Que no existe un orden internacional democrático es un hecho obvio. Basta con observar la composición del Consejo de Seguridad de las Naciones Unidas en el cual una minoría de países constituye el núcleo permanente, por añadidura con derecho a veto, mientras los restantes miembros de la organización se turnan en los sillones libres. Y, en el terreno económico, la OMC, el Banco Mundial y el Fondo Monetario Internacional guían sus políticas con arreglo a los intereses de las grandes empresas.

Si la democracia en el orden internacional es una ficción, ¿qué diremos de su funcionamiento en el interior de los distintos países? De los 190 Estados que hoy existen en el mundo, más de cien se definen como democracias. Pero hay que preguntarse por el contenido real de esta pretensión. ¿Qué se entiende por democracia? Según la famosa definición de Abraham Lincoln, la democracia es "el gobierno del pueblo, por el pueblo y para el pueblo". Pero, si contemplamos la realidad, precisamente la de los países avanzados que se glorian de representar tal ideal de funcionamiento político, habría que afirmar que la democracia es de hecho "el gobierno del dinero, por el dinero y para el dinero".

¿El gobierno, entonces, sobre los humanos, de una realidad impersonal? Como el dinero es mera, aunque muy importante, realidad material, quizá el amigo lector propondría corregir el enunciado y afirmar que la democracia es el gobierno de los que poseen y controlan el dinero, lo dirigen y se convierten en los beneficiarios de la pseudemocracia para conservarlo y aumentarlo. Sin embargo, no estaría de más recordar la teoría del "fetichismo de la mercancía" desarrollada por Marx, ahora que, a la vista de la crisis, salen de la tumba sus escritos, que se quisieron sepultar y ahora son reeditados y afanosamente vendidos. Y ¿qué mercancía más importante que el dinero, en tiempos en que el capitalismo, ha sacrificado su función productiva para dedicarse a la especulación?

El dinero es el gran dictador que se impone a los seres humanos y arrastra sus vidas en los países capitalistas avanzados. Tal como escribió Erich Fromm, ya a mediados del pasado siglo: el ser humano ha perdido el dominio de sí mismo. Ha hecho un becerro de oro y dice: ‘Estos son vuestros dioses’" .

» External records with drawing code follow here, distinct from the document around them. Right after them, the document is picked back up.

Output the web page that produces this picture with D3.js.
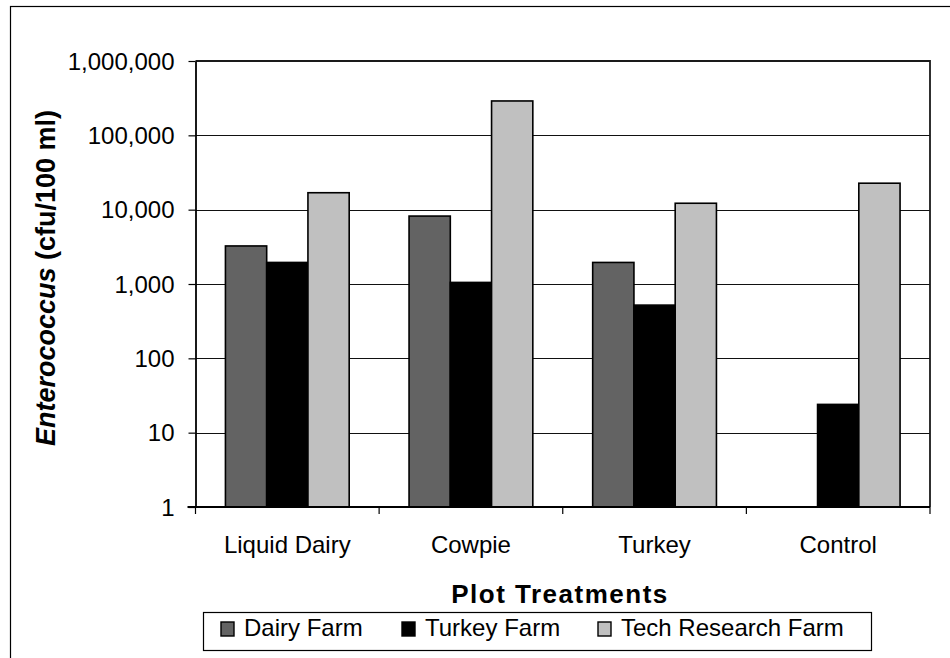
<!DOCTYPE html>
<html>
<head>
<meta charset="utf-8">
<script src="https://cdn.jsdelivr.net/npm/d3@7"></script>
<style>
  html, body { margin: 0; padding: 0; background: #fff; }
  svg { display: block; font-family: "Liberation Sans", Arial, sans-serif; }
</style>
</head>
<body>
<svg id="chart" width="950" height="658"></svg>
<script>
// Enterococcus counts per plot treatment, by manure source farm
const categories = ["Liquid Dairy", "Cowpie", "Turkey", "Control"];
const seriesNames = ["Dairy Farm", "Turkey Farm", "Tech Research Farm"];
const dairyFarm = [3250, 8200, 1950, null];
const turkeyFarm = [1950, 1050, 520, 24];
const techResearchFarm = [16900, 290000, 12200, 22700];
const yTicks = [1, 10, 100, 1000, 10000, 100000, 1000000];
const seriesColors = ["#636363", "#000000", "#c0c0c0"];

const seriesValues = [dairyFarm, turkeyFarm, techResearchFarm];

const svg = d3.select("#chart");
const plot = { left: 195.5, top: 61, right: 930, bottom: 507 };

// outer chart frame (extends past the right/bottom edge of the canvas)
svg.append("rect")
  .attr("x", 10.5).attr("y", 6.5)
  .attr("width", 960).attr("height", 680)
  .attr("fill", "#fff").attr("stroke", "#000").attr("stroke-width", 1.2);

const x0 = d3.scaleBand()
  .domain(categories)
  .range([plot.left, plot.right])
  .paddingInner(0).paddingOuter(0);

const groupPad = x0.bandwidth() * 0.163;
const x1 = d3.scaleBand()
  .domain(seriesNames)
  .range([groupPad, x0.bandwidth() - groupPad])
  .padding(0);

const y = d3.scaleLog()
  .domain([1, 1000000])
  .range([plot.bottom, plot.top]);

// horizontal gridlines
svg.append("g")
  .selectAll("line")
  .data(yTicks.slice(1, -1))
  .join("line")
  .attr("x1", plot.left).attr("x2", plot.right)
  .attr("y1", d => Math.round(y(d)) + 0.5)
  .attr("y2", d => Math.round(y(d)) + 0.5)
  .attr("stroke", "#111").attr("stroke-width", 1);

// bars
const rows = [];
categories.forEach((c, i) => {
  seriesNames.forEach((s, j) => {
    const v = seriesValues[j][i];
    if (v != null && v > 0) rows.push({ cat: c, series: s, value: v, color: seriesColors[j] });
  });
});

svg.append("g")
  .selectAll("rect")
  .data(rows)
  .join("rect")
  .attr("x", d => x0(d.cat) + x1(d.series))
  .attr("y", d => y(d.value))
  .attr("width", x1.bandwidth())
  .attr("height", d => y(1) - y(d.value))
  .attr("fill", d => d.color)
  .attr("stroke", "#000")
  .attr("stroke-width", 1.6);

// plot frame: top and right
svg.append("path")
  .attr("d", `M${plot.left},${plot.top}H${plot.right}V${plot.bottom}`)
  .attr("fill", "none").attr("stroke", "#1a1a1a").attr("stroke-width", 1.8);

// y axis
const yAxis = d3.axisLeft(y)
  .tickValues(yTicks)
  .tickFormat(d3.format(","))
  .tickSizeInner(7).tickSizeOuter(0)
  .tickPadding(14);

const gy = svg.append("g")
  .attr("transform", `translate(${plot.left},0)`)
  .call(yAxis);
gy.select(".domain").attr("stroke", "#000").attr("stroke-width", 1.8);
gy.selectAll(".tick line").attr("stroke", "#000").attr("stroke-width", 1.2);
gy.selectAll(".tick text")
  .attr("font-size", 24).attr("fill", "#000")
  .attr("font-family", "'Liberation Sans', Arial, sans-serif")
  .attr("dy", "0.34em");

// x axis: category boundary ticks
const xBounds = categories.map(c => x0(c)).concat([plot.right]);
svg.append("line")
  .attr("x1", plot.left - 8).attr("x2", plot.right)
  .attr("y1", plot.bottom).attr("y2", plot.bottom)
  .attr("stroke", "#000").attr("stroke-width", 1.8);
svg.append("g")
  .selectAll("line")
  .data(xBounds)
  .join("line")
  .attr("x1", d => d).attr("x2", d => d)
  .attr("y1", plot.bottom).attr("y2", plot.bottom + 7)
  .attr("stroke", "#000").attr("stroke-width", 1.2);

svg.append("g")
  .selectAll("text")
  .data(categories)
  .join("text")
  .attr("x", d => x0(d) + x0.bandwidth() / 2)
  .attr("y", 553)
  .attr("text-anchor", "middle")
  .attr("font-size", 24)
  .text(d => d);

// axis titles
svg.append("text")
  .attr("x", 560).attr("y", 603)
  .attr("text-anchor", "middle")
  .attr("font-size", 26).attr("font-weight", "bold")
  .attr("letter-spacing", 1.5)
  .text("Plot Treatments");

const yt = svg.append("text")
  .attr("transform", "translate(55,278) rotate(-90)")
  .attr("text-anchor", "middle")
  .attr("font-size", 27).attr("font-weight", "bold");
yt.append("tspan").attr("font-style", "italic").text("Enterococcus");
yt.append("tspan").text(" (cfu/100 ml)");

// legend
const legend = svg.append("g");
legend.append("rect")
  .attr("x", 203.5).attr("y", 612.5)
  .attr("width", 668).attr("height", 38)
  .attr("fill", "#fff").attr("stroke", "#000").attr("stroke-width", 1.2);

const legendX = [221, 402, 598];
const items = legend.selectAll("g.item")
  .data(seriesNames)
  .join("g")
  .attr("class", "item")
  .attr("transform", (d, i) => `translate(${legendX[i]},0)`);
items.append("rect")
  .attr("x", 0).attr("y", 622)
  .attr("width", 13).attr("height", 14)
  .attr("fill", (d, i) => seriesColors[i])
  .attr("stroke", "#000").attr("stroke-width", 1.4);
items.append("text")
  .attr("x", 23).attr("y", 636)
  .attr("font-size", 24)
  .text(d => d);
</script>
</body>
</html>
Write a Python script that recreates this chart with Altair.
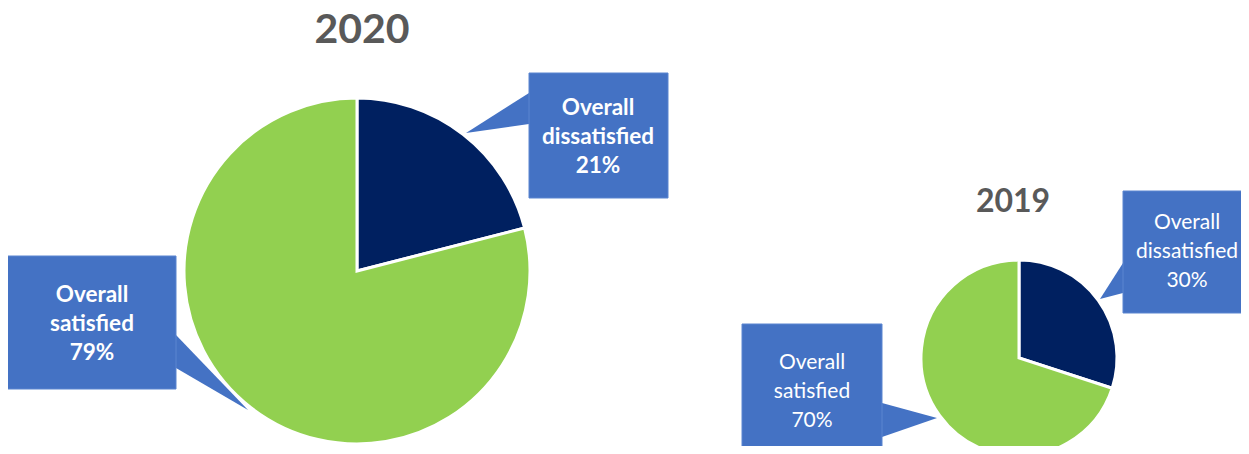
import altair as alt
import pandas as pd

# ---- data ----
categories = ["Overall dissatisfied", "Overall satisfied"]
values_2020 = [21, 79]
values_2019 = [30, 70]
years = ["2020", "2019"]
colors = ["#002060", "#92D050"]

# ---- layout (image pixel coordinates) ----
W, H = 1249, 454
M = 8
CW, CH = W - 2 * M, H - 2 * M
FONT = "Lato"
# title position is the text baseline
pie_layout = {
    "2020": {"cx": 357, "cy": 271, "r": 173, "title": (362, 43), "tsize": 41},
    "2019": {"cx": 1019, "cy": 358, "r": 98, "title": (1013, 212), "tsize": 32},
}
# callout boxes: x, x2, y, y2, first text line centre, tail (edge x, y_a, y_b, tip x, tip y)
callouts = {
    ("2020", "Overall dissatisfied"): {"box": (529, 668, 73, 198), "txt": (598, 108), "tail": (529, 93, 124, 466, 133)},
    ("2020", "Overall satisfied"): {"box": (7, 176, 256, 389), "txt": (92, 295), "tail": (176, 335, 368, 248, 410)},
    ("2019", "Overall dissatisfied"): {"box": (1123, 1260, 191, 313), "txt": (1187, 223), "tail": (1123, 263, 293, 1100, 299)},
    ("2019", "Overall satisfied"): {"box": (742, 882, 324, 470), "txt": (812, 363), "tail": (882, 403, 437, 937, 418)},
}

xs = alt.Scale(domain=[M, W - M], range=[0, CW], zero=False, nice=False)
ys = alt.Scale(domain=[M, H - M], range=[0, CH], zero=False, nice=False)
col_scale = alt.Scale(domain=categories, range=colors)

layers = []
for year, vals in zip(years, [values_2020, values_2019]):
    lay = pie_layout[year]
    df = pd.DataFrame({"category": categories, "value": vals, "order": [0, 1]})
    pie = alt.Chart(df).mark_arc(outerRadius=lay["r"], stroke="white", strokeWidth=3).encode(
        theta=alt.Theta("value:Q", stack=True),
        color=alt.Color("category:N", scale=col_scale, legend=None),
        order=alt.Order("order:Q"),
        x=alt.value(lay["cx"] - M),
        y=alt.value(lay["cy"] - M),
    )
    layers.append(pie)
    title = alt.Chart(pd.DataFrame({"t": [year]})).mark_text(
        font=FONT, fontWeight="bold", fontSize=lay["tsize"], color="#595959",
        align="center", baseline="alphabetic",
    ).encode(text="t:N", x=alt.value(lay["title"][0] - M), y=alt.value(lay["title"][1] - M))
    layers.append(title)

# callout tails and boxes
tail_rows, box_rows, lab_rows = [], [], []
for year, vals in zip(years, [values_2020, values_2019]):
    for cat, v in zip(categories, vals):
        c = callouts[(year, cat)]
        ex, ya, yb, tx, ty = c["tail"]
        key = f"{year}-{cat}"
        tail_rows.append({"id": key, "x": ex, "y": ya, "y2": yb})
        tail_rows.append({"id": key, "x": tx, "y": ty, "y2": ty})
        x1, x2, y1, y2 = c["box"]
        box_rows.append({"id": key, "x": x1, "x2": x2, "y": y1, "y2": y2})
        w1, w2 = cat.split(" ", 1)
        lab_rows.append({"id": key, "year": year, "label": f"{w1}\n{w2}\n{v}%",
                         "x": c["txt"][0], "y": c["txt"][1]})

blue = "#4472C4"
tails = alt.Chart(pd.DataFrame(tail_rows)).mark_area(color=blue, orient="vertical").encode(
    x=alt.X("x:Q", scale=xs, axis=None),
    y=alt.Y("y:Q", scale=ys, axis=None, stack=None),
    y2="y2:Q",
    detail="id:N",
)
boxes = alt.Chart(pd.DataFrame(box_rows)).mark_rect(color=blue, stroke="#5B85D0", strokeWidth=1).encode(
    x=alt.X("x:Q", scale=xs, axis=None),
    x2="x2:Q",
    y=alt.Y("y:Q", scale=ys, axis=None),
    y2="y2:Q",
)
layers += [tails, boxes]

lab_df = pd.DataFrame(lab_rows)
for year, weight, size in [("2020", "bold", 22.5), ("2019", "normal", 21)]:
    t = alt.Chart(lab_df[lab_df["year"] == year]).mark_text(
        font=FONT, fontWeight=weight, fontSize=size, color="white",
        align="center", baseline="middle", lineBreak="\n", lineHeight=29,
    ).encode(
        text="label:N",
        x=alt.X("x:Q", scale=xs, axis=None),
        y=alt.Y("y:Q", scale=ys, axis=None),
    )
    layers.append(t)

chart = alt.layer(*layers).properties(
    width=CW, height=CH, padding=0, autosize="none", background="white",
).configure_view(stroke=None, clip=False)

chart.save("out.html", embed_options={"renderer": "svg", "actions": False})
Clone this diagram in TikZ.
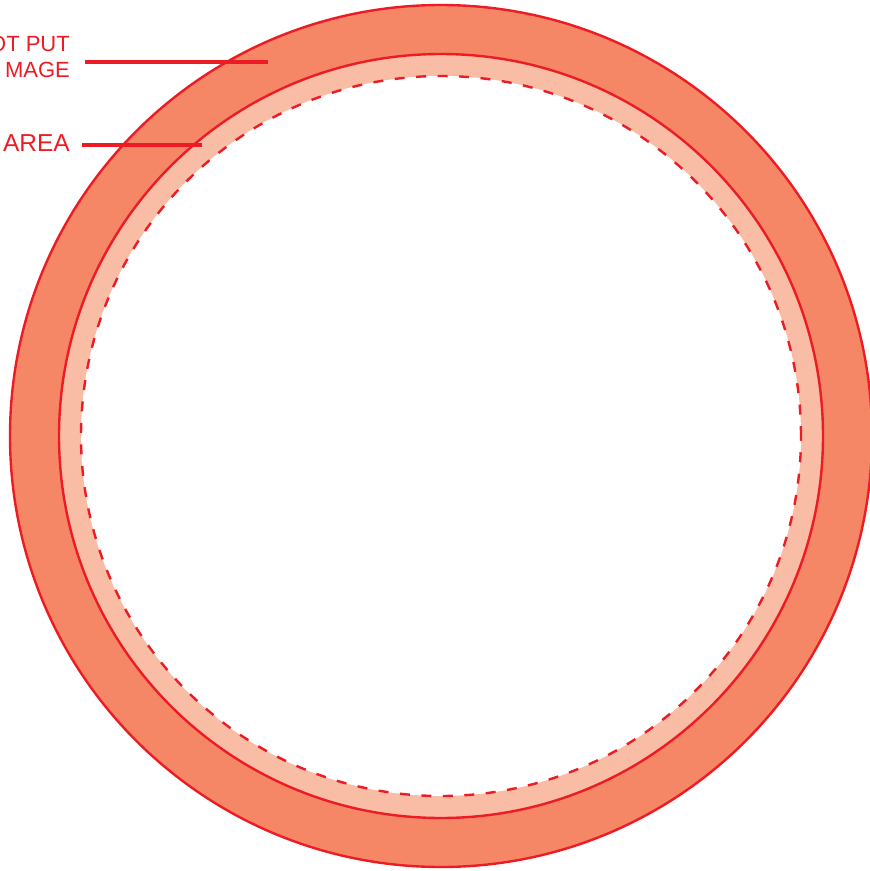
\documentclass[tikz,border=0pt]{standalone}
\usepackage{fontspec}
\setmainfont{Liberation Sans}
\usetikzlibrary{positioning}
\definecolor{ZoneRed}{HTML}{ED1C24}
\definecolor{ZoneSalmon}{HTML}{F58766}
\definecolor{ZoneLightSalmon}{HTML}{F9BCA4}

\begin{document}
\begin{tikzpicture}[x=1pt,y=-1pt,
    ring/.style={draw=ZoneRed,line width=2.4pt},
    safeline/.style={draw=ZoneRed,line width=2.4pt,dash pattern=on 10pt off 11.5pt},
    lbl/.style={anchor=base east,inner sep=0pt,text=ZoneRed,font=\fontsize{22}{26}\selectfont},
    pointer/.style={ZoneRed,line width=4.5pt}
  ]
    \useasboundingbox (0,0) rectangle (870,871);
    \coordinate (c) at (441,436);
    \fill[ring,fill=ZoneSalmon] (c) circle[radius=431pt];
    \fill[ring,fill=ZoneLightSalmon] (c) circle[radius=382pt];
    \fill[white] (c) circle[radius=360pt];
    \draw[safeline] (c) circle[radius=360pt];
    \node[lbl] (put) at (70,51) {OT PUT};
    \node[lbl] (img) at (70,77) {MAGE};
    \node[lbl,font=\fontsize{24.5}{28}\selectfont] (area) at (70,151) {AREA};
    \coordinate (putstart) at (85,62); \coordinate (putend) at (268,62);
    \coordinate (areastart) at (82,145); \coordinate (areaend) at (202,145);
    \draw[pointer] (putstart) -- (putend);
    \draw[pointer] (areastart) -- (areaend);
  \end{tikzpicture}
\end{document}
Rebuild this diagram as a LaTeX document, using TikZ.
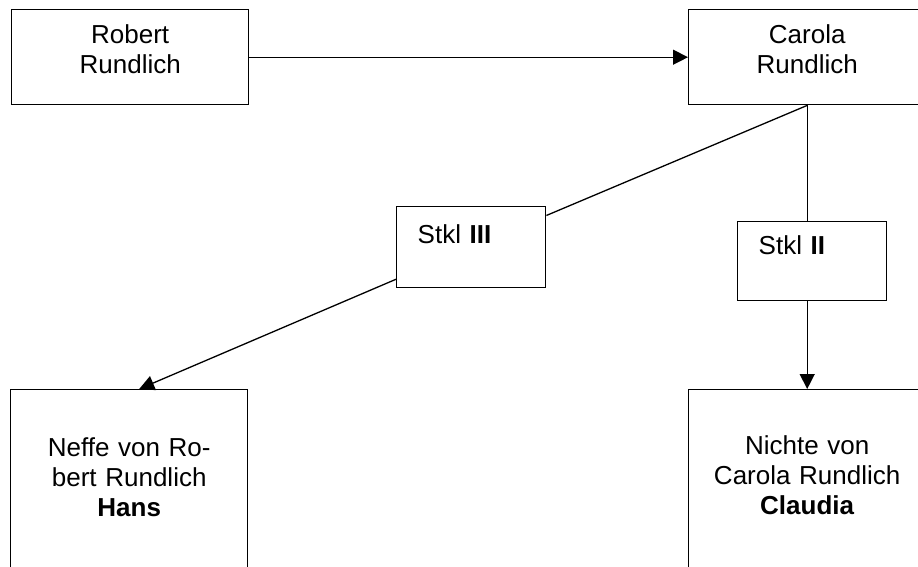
\documentclass[tikz,border=0pt]{standalone}
\usepackage{fontspec}
\setmainfont{Liberation Sans}
\usetikzlibrary{arrows.meta, positioning}

\begin{document}
\begin{tikzpicture}[
    x=1pt, y=-1pt,
    font=\fontsize{26}{30}\selectfont,
    person/.style={rectangle, draw, line width=1.4pt, inner xsep=0pt, inner ysep=0pt, text width=237pt, align=center, anchor=north west},
    klasse/.style={rectangle, draw, line width=1.4pt, fill=white, inner xsep=21pt, inner ysep=0pt, text width=107pt, align=left, anchor=north west},
    arrow/.style={-{Triangle[length=15pt, width=15pt]}, line width=1.3pt},
    line/.style={line width=1.3pt}
]
    \useasboundingbox (0, 0) rectangle (918, 566);
    \clip (0, 0) rectangle (918, 566);

    % Eltern
    \node[person, text height=34pt, text depth=61pt] (robert) at (11, 9) {Robert\\Rundlich};
    \node[person, text height=34pt, text depth=61pt] (carola) at (688, 9) {Carola\\Rundlich};

    % Steuerklassen
    \node[klasse, text height=37pt, text depth=44pt] (stklIII) at (396, 206) {Stkl \textbf{III}};
    \node[klasse, text height=33pt, text depth=46pt] (stklII) at (737, 221) {Stkl \textbf{II}};

    % Erben
    \node[person, text height=67pt, text depth=140pt] (hans) at (10, 389) {Neffe von Ro-\\bert Rundlich\\\textbf{Hans}};
    \node[person, text height=65pt, text depth=140pt] (claudia) at (688, 389) {Nichte von\\Carola Rundlich\\\textbf{Claudia}};

    % Pfeile
    \draw[arrow] (robert) -- (carola);

    \draw[line] (carola.south) -- (stklIII);
    \draw[arrow] (stklIII) -- ([xshift=10pt]hans.north);

    \draw[line] (carola.south) -- (carola.south |- stklII.north);
    \draw[arrow] (stklII.south -| claudia.north) -- (claudia.north);

\end{tikzpicture}
\end{document}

Ha comentado MacPherson los temores de los poderosos ante el sufragio universal, pensando que el voto de las masas podía despojarles de su dominio, para observar el modo en que tal terror se aminoró al comprobar cómo los partidos políticos, en su afán de ganar votos, diluían los intereses de clase. Se desarrolla así una tendencia hacia el disputado centro. "La noche –en que, como se ha dicho respecto al sistema de Shelling– todos los gatos son pardos". Y, añadamos, incapaces de arañar a los fuertes. Pero un mecanismo aún más importante que el electoralismo ha venido dado por la mercantilización, por el dominio del dinero sobre la política. En las recientes elecciones estadounidenses se han gastado entre los dos contendientes cinco mil doscientos millones de dólares. El acceso como candidato a la contienda electoral no es posible sin el respaldo de unas poderosas arcas.  Y tal exigencia de potencialidad económica se extiende, mas allá de la aspiración a la presidencia, también a la Cámara de Representantes o al Senado, e incluso a puestos como la judicatura, según ha novelado críticamente Grisham. Sólo así se explica que en un país de tan demográficamente alta como variada población, los electores se encuentren ante la encogida posibilidad de elegir sólo entre dos figuras, y cuya función será gestionar los intereses capitalistas. Como muchas veces le he oído a Saramago, los actuales gobiernos no son sino los "comisarios políticos de las grandes empresas".